Civilian records fourth perfect score on PT test

  • Published
  • By Valerie Mullett
  • 341st Space Wing Public Affairs Office
More than four years ago, former Chief of Staff of the Air Force Gen. John Jumper implemented the new "Fit to Fight" program and since that time, Airmen everywhere are living up to the standards the program set into motion. 

One Malmstrom civilian employee has jumped on the fit to fight bandwagon as well, by not only meeting the standards for his age group, but by perfecting them. 

Eric Thayer, a community readiness consultant with the Airman and Family Readiness Center here, just took his fourth Air Force physical training test May 22 and scored his fourth 100 percent on it. 

The retired Army Reservist-turned civil servant said he always had trouble with the Army's PT test. He always passed it, but was never quite able to master it. 

Employed at Eielson Air Force Base, Alaska, following his retirement, when General Jumper's fit to fight program was introduced, Mr. Thayer decided to see what he could do. 

"I wanted to test myself because I like to stay in shape and it (the PT test) represented a challenge for me," he said. 

He tested twice at Eielson and was perfect both times. 

"Ever since I scored a 100 percent the first time, my goal has been to keep achieving that mark," the former mental health technician said. 

So far, he has been able to do that. 

The New Hampshire native admits that running isn't a passion of his but it is a part of his weekly workout routine. 

"I run because it's an easy way to keep the pounds off and stay in shape," he said. 

Typically, it's a 6.2 mile run near his home with his favorite running mate, his yellow Labrador, Jasper, by his side. 

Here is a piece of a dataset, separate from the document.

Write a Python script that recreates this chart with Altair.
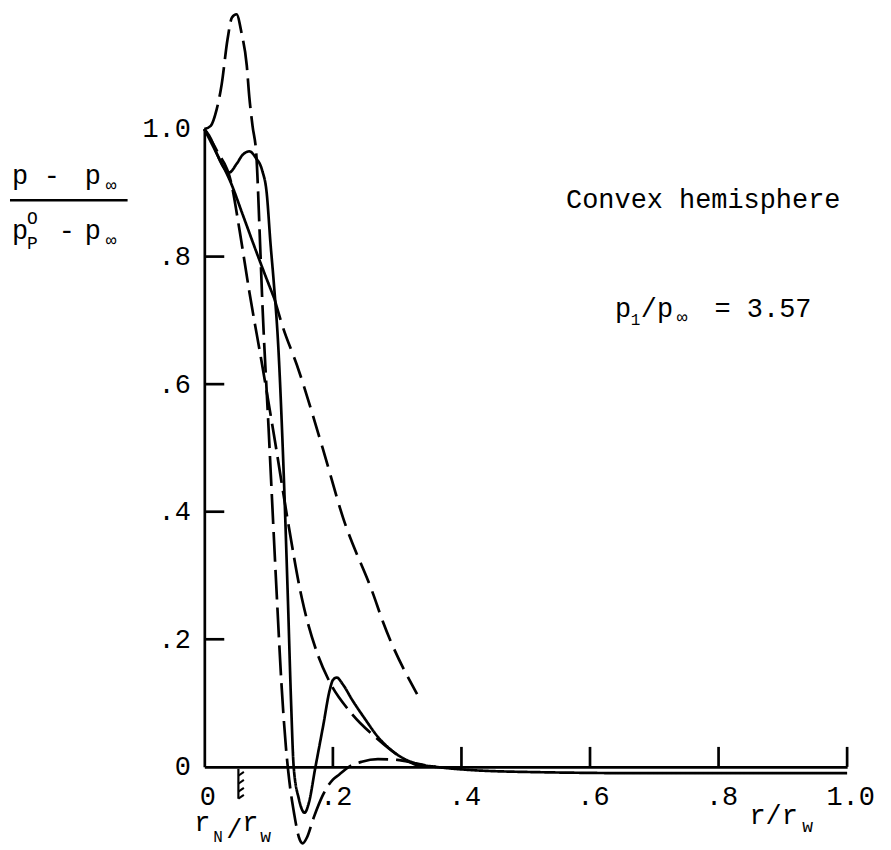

He also hits the gym at least three times a week for weight training and cardiovascular work outs. 

"I really miss my gym time when I am not able to get in a work out," the 43-year-old said.
Scoring the test for Mr. Thayer on his fourth attempt at perfection was Staff Sgt. David Boice, a chaplains assistant here. 

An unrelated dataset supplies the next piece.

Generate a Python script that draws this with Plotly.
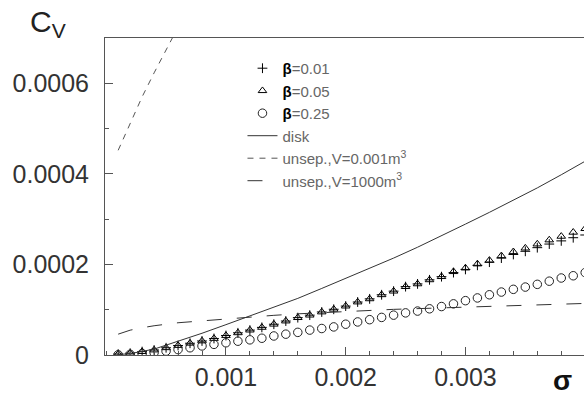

"No other civilian has expressed interest to me in taking the PT test," he said. "I have worked out with many civilian personnel and I am impressed by their efforts toward physical fitness." 

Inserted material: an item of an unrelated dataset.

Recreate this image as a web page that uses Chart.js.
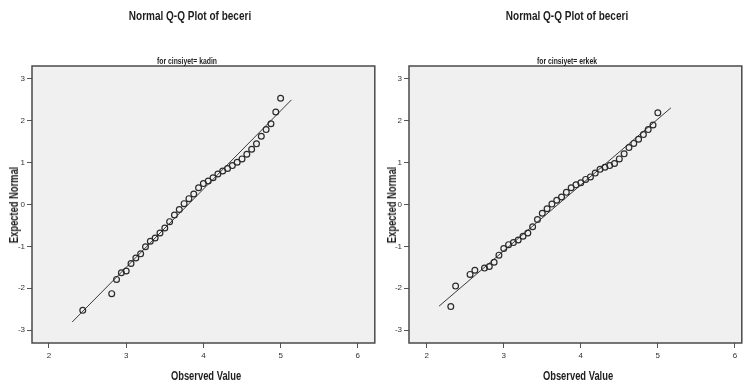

But he is particularly impressed with what Mr. Thayer was able to achieve this time around. 

"He was not only 100 percent compliant with the PT standard, he exceeded the standard in every category," Sergeant Boice said. 

Mr. Thayer's time to beat for the mile-and-a half run was 10:24; he ran it in 9:30 - a :54 second cushion. 

He needed to pump out 40 push-ups and 47 crunches in a minute's time, each, to meet the PT test standard; he did 50 of each in the allotted time.
"Even though I am a civilian, I am still a member of my squadron. Why shouldn't I be in as good as shape as the active-duty members?" he rationalized. 

One person who appreciates that sentiment more than anyone is the squadron commander, Lt. Col. Karyn Wright. 

"I am very proud of Eric, not only on this achievement but his overall daily contributions to our customers and the Mission Support Squadron," Colonel Wright said. "Eric's personal achievement serves as an awesome reminder to us all and I'm honored to be his commander."